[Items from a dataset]
= = = = =
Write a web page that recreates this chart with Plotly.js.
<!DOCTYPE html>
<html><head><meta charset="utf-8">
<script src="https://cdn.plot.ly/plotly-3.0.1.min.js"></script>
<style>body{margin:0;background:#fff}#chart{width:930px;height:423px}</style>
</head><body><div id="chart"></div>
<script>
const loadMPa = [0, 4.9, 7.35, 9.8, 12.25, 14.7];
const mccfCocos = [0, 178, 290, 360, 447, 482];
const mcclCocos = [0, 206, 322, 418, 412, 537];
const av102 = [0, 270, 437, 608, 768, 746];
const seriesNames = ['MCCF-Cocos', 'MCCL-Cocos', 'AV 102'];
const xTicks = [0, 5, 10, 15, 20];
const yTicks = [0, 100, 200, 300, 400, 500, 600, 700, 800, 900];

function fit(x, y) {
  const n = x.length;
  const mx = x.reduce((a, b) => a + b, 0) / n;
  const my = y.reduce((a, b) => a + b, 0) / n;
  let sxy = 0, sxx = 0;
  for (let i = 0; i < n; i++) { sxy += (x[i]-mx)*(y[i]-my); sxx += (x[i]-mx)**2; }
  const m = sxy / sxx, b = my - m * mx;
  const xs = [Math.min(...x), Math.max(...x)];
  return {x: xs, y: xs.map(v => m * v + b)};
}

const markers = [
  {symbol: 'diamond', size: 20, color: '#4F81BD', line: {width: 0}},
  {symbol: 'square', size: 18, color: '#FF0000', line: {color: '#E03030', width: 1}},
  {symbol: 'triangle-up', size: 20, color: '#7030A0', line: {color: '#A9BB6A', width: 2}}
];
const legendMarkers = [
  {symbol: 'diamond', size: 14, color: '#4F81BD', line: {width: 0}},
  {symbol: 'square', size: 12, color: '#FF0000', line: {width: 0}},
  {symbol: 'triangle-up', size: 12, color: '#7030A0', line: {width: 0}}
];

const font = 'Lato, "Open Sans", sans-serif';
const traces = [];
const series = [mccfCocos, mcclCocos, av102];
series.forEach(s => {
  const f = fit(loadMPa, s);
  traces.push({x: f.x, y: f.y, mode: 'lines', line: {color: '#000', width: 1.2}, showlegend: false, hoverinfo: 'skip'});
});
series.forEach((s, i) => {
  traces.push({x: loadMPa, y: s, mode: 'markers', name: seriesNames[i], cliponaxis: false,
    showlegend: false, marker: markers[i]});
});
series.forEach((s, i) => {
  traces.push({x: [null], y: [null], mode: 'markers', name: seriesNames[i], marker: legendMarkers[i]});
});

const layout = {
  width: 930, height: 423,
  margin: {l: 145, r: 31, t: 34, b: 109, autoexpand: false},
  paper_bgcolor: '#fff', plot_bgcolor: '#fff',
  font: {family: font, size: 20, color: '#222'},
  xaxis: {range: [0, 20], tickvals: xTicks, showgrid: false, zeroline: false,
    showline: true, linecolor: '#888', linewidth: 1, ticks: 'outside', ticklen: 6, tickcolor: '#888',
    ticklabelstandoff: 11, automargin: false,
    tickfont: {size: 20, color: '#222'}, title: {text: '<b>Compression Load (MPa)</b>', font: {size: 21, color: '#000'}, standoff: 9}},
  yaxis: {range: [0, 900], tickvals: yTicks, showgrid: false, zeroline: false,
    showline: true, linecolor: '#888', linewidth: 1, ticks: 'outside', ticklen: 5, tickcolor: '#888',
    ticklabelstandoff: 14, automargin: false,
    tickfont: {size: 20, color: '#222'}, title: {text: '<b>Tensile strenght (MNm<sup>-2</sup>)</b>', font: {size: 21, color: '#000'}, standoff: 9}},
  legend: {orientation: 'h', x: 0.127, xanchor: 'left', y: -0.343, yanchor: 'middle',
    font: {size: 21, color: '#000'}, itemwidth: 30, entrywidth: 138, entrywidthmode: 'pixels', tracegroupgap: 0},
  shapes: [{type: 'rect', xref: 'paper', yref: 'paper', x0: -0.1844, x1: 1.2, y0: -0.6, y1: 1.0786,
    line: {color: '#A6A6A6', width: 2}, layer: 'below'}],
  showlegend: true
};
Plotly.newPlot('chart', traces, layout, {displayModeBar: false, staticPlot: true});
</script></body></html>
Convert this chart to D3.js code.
= = = = =
▸ Given request
From the listing above, pick out every line containing "chart".

▸ Complete answer
Write a web page that recreates this chart with Plotly.js.
<style>body{margin:0;background:#fff}#chart{width:930px;height:423px}</style>
</head><body><div id="chart"></div>
Plotly.newPlot('chart', traces, layout, {displayModeBar: false, staticPlot: true});
Convert this chart to D3.js code.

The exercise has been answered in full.